The cancelled evening has its own quality that cannot be planned. It is the quality of a space that opened unexpectedly and that you occupied without agenda.

My friend Meera told me she and her husband have started being more honest about this with friends. When plans are being made, they sometimes say upfront that they might need to cancel closer to the date depending on how the week has gone. The friends have responded well to this. Most people, it turns out, appreciate the option being available. Plans made with an acknowledged exit are easier to attend and also easier to cancel without drama.

She said it changed how they socialise. Less obligation, more actual wanting-to-be-there.

What the Evening Was

The Saturday was good because it was ours.

Not ours in the sense of exclusive. Every evening is ours in some technical sense. Ours in the sense of chosen without agenda.
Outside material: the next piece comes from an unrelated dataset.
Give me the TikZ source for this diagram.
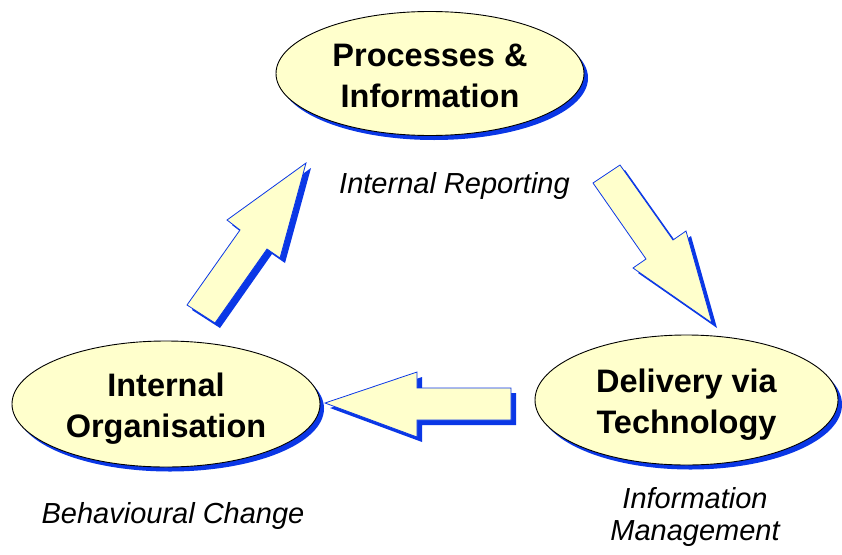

We had not decided to have a good evening. We had simply cancelled something and the evening had arrived and we had been in it together without any particular plan.

The kitchen table at seven with chai and biscuits. The something we watched. The conversation we had. The bed at a reasonable hour.

We go to things and we enjoy things and the things matter. But sometimes the best thing is the thing you did not go to and the evening that opened because you did not go.

We are rescheduling the dinner. We are looking forward to it.

We are also, quietly, hoping the week before it is tiring enough that we cancel again.